Over time, there have been many other events that have fed my interest in science, especially astronomy.  Not least was the documentary series Cosmos:  A Personal Voyage, and its charismatic host and writer, astronomer Carl Sagan, with his penchant for explaining "life, the universe, and everything" in digestible, yet utterly fascinating, snippets.  And, let's not forget the launches of Voyager I and II, and years before those--the memorable day when humankind first set foot on the surface of the moon:  July 20, 1969.

Oh, and did I mention that I once took a drive to a comic book store some distance away from home, just to see a life-size paper mache model of the Martian made for the 1953 War of the Worlds movie?  I told you--a science and science-fiction nerd!

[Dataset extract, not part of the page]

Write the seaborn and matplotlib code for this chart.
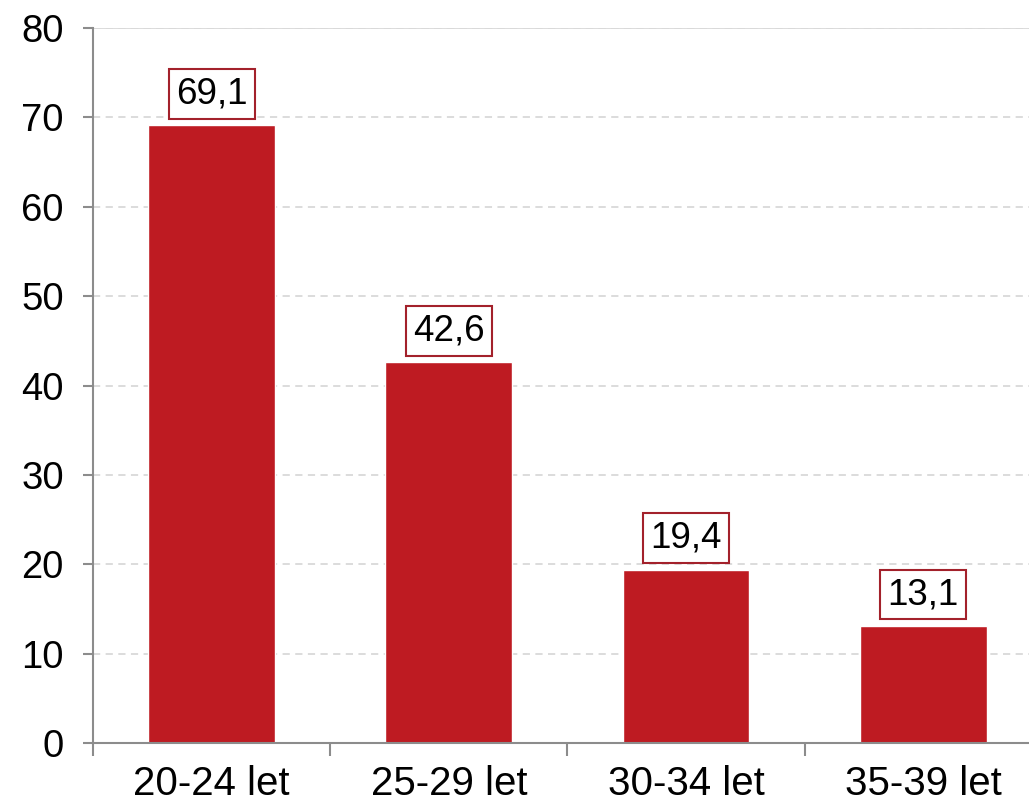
import matplotlib
matplotlib.use("Agg")
import matplotlib.pyplot as plt
import pandas as pd
import seaborn as sns

categories = ["20-24 let", "25-29 let", "30-34 let", "35-39 let"]
values = [69.1, 42.6, 19.4, 13.1]
value_labels = ["69,1", "42,6", "19,4", "13,1"]
y_ticks = [0, 10, 20, 30, 40, 50, 60, 70, 80]

BAR_RED = "#BE1B22"
BOX_RED = "#A3212B"
AXIS_GREY = "#8C8C8C"

sns.set_style("white")
plt.rcParams["font.family"] = ["Liberation Sans", "DejaVu Sans"]
plt.rcParams["text.color"] = "black"
plt.rcParams["xtick.color"] = "black"
plt.rcParams["ytick.color"] = "black"

df = pd.DataFrame({"group": categories, "value": values})

fig = plt.figure(figsize=(10.29, 8.11), dpi=100)
# the plot area runs a little past the right edge of the image
ax = fig.add_axes([0.0904, 0.0838, 0.922, 0.8817])

sns.barplot(data=df, x="group", y="value", color=BAR_RED, width=0.535,
            saturation=1, ax=ax, zorder=3)

ax.set_ylim(0, 80)
ax.set_xlim(-0.5, len(categories) - 0.5)
ax.set_yticks(y_ticks)
ax.set_xlabel("")
ax.set_ylabel("")

# dashed horizontal gridlines, solid line at the top
ax.yaxis.grid(True, color="#D9D9D9", linestyle=(0, (4, 3)), linewidth=1.3, zorder=0)
ax.xaxis.grid(False)
ax.axhline(80, color="#D9D9D9", linewidth=1.3, zorder=0)

for side in ("top", "right"):
    ax.spines[side].set_visible(False)
for side in ("left", "bottom"):
    ax.spines[side].set_color(AXIS_GREY)
    ax.spines[side].set_linewidth(1.5)
    ax.spines[side].set_zorder(4)

ax.tick_params(axis="y", length=7, width=1.5, color=AXIS_GREY, pad=14,
               labelsize=27.5, left=True, labelcolor="black")
ax.tick_params(axis="x", which="major", length=0, pad=16, labelsize=29,
               labelcolor="black")
ax.set_xticks([i - 0.5 for i in range(len(categories) + 1)], minor=True)
ax.tick_params(axis="x", which="minor", length=9, width=1.5,
               color=AXIS_GREY, bottom=True)

for i, (v, lab) in enumerate(zip(values, value_labels)):
    ax.annotate(lab, (i, v), xytext=(0, 10), textcoords="offset points",
                ha="center", va="bottom", fontsize=26.5, color="black",
                bbox=dict(boxstyle="square,pad=0.2", facecolor="white",
                          edgecolor=BOX_RED, linewidth=1.5),
                zorder=5)

fig.savefig("out.png", dpi=100, facecolor="white")
plt.close(fig)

You may wonder what a post of this kind is doing in a blog that is all about Norwegian-American family history.  Since I am part of my own family's story, perhaps some of my tales are worth telling, too.  This is exactly the kind of detail that I often wish I knew about many of my departed relatives.  What did they find interesting or challenging?  What did they cherish the most?  What did they look forward to on a day-to-day basis?  What fueled their dreams and aspirations?

Have you thought about what sets your own heart to beating faster?  You have an opportunity to tell your story and eliminate a lot of guess work later on.  You never know who, present or future, may be listening!

1 comment:

Kade Nystrom said...

I have seen a blood moon and a solar eclipse (Partial)through a telescope. It is crazy how a couple big lenses and some metal can make it so we can see space.